I am aware that Kaferapanjira told delegates that the business climate in Malawi has improved and that most of their members are willing to scale up production while new ones are interested to venture in as well.

But much as this was important, it was not enough from MCCCI, a body that should have taken over the whole show and play the advocate role to the maximum and not rumbling without hitting the nail home.

Mind you, I am not suggesting in any way that the chamber should have lied through its teeth that we are the epitome of a friendly business climate.

All I am saying is that sometimes, at times like these, patriotism should come naturally.

I would have loved to see the MCCCI dwelling much on the strength we have as a country instead of glossing over it and sending the signal that ‘we are trying, but are not there yet’. That doesn’t just cut!

The chamber’s voice is so powerful locally and internationally that their word carries a lot of weight. Any sign of skepticism from the private sector representative body is taken more seriously than the government’s word.

One wonders what could have happened if the ambassadorial role was not played by the dean of diplomats Zimbabwean High Commissioner to Malawi Thandie Dumbutchena and Sindiso Ngwenya, the Secretary General for Comesa who came straight to proclaim to the potential investors that Malawi was an oasis of peace as any global peace index would show and the investment destination of choice.

It was Comesa courting investors to Malawi and not MCCCI. Calm, fluent, and authoritative, Ngwenya told the investors that they should invest in a country where military conflict is almost unheard of; a country with warm, hardworking, skilled and trustworthy workforce; a country that is part of a vast, integrated market stretching to as far as Cairo.

He did not stop there, but also indicated that he would take a key role in selling Malawi’s compendium of projects packaged by the Malawi Investment and Trade Centre (Mitc).
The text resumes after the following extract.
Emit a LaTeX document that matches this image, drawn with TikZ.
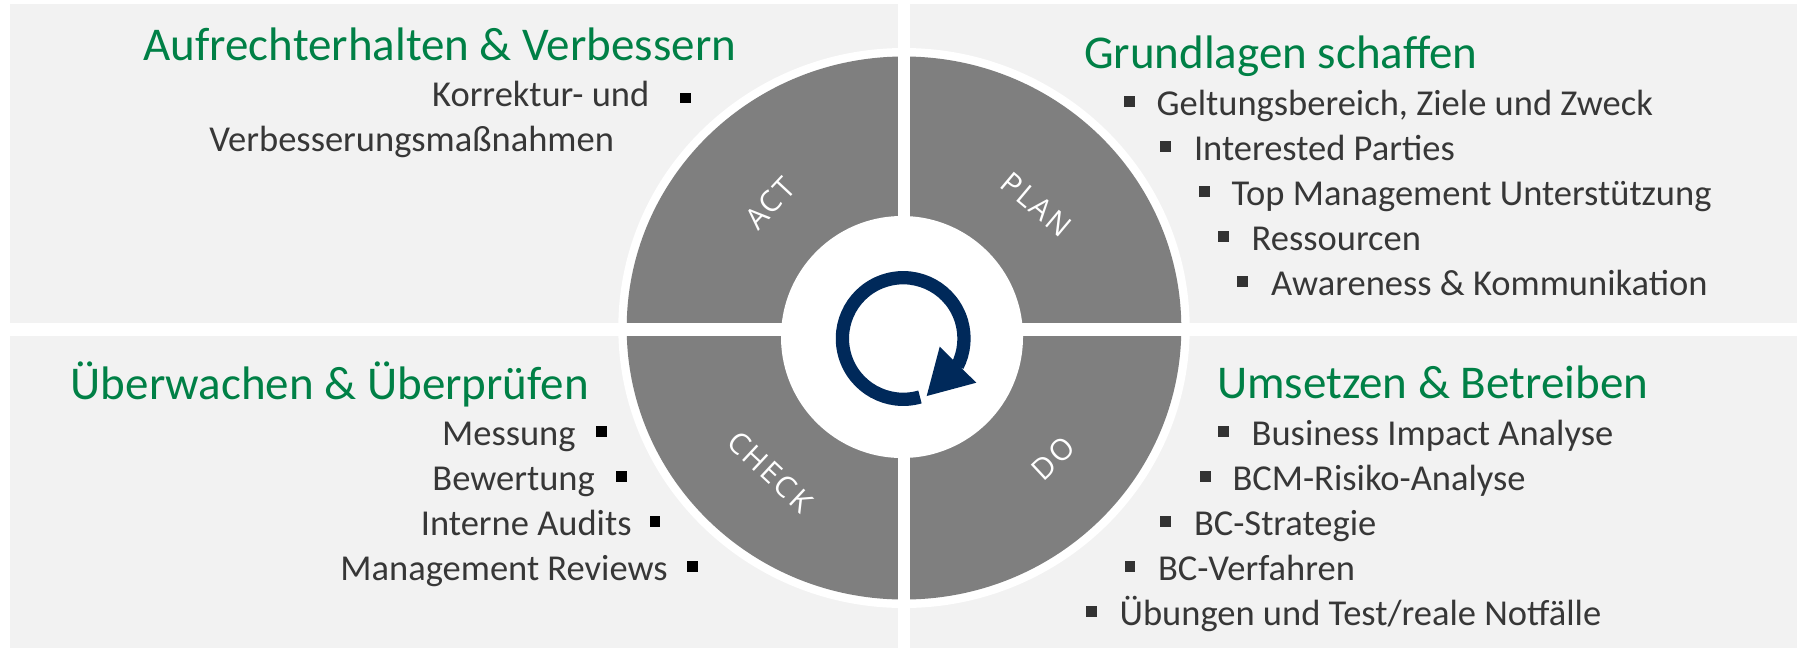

My point is that MCCCI has times without number talked and released reports about the country’s business environment.

It has lobbied for its improvement with policy makers and most of us already know their litany of complaints, most of which, by the way, conveniently neglect self-examination of the micro encumbrances that are self-defeating to firms; so many internal inefficiencies at companies that even if government were to improve the climate, they would not have the competitive edge to respond to them.

By repeating the same song at that international gathering, the chamber was not sending any new signals to Capital Hill—it may only have succeeded in scaring away some of the potential investors.

Simply put, MCCCI did a terrible job of marketing the country’s private sector and the business environment in general.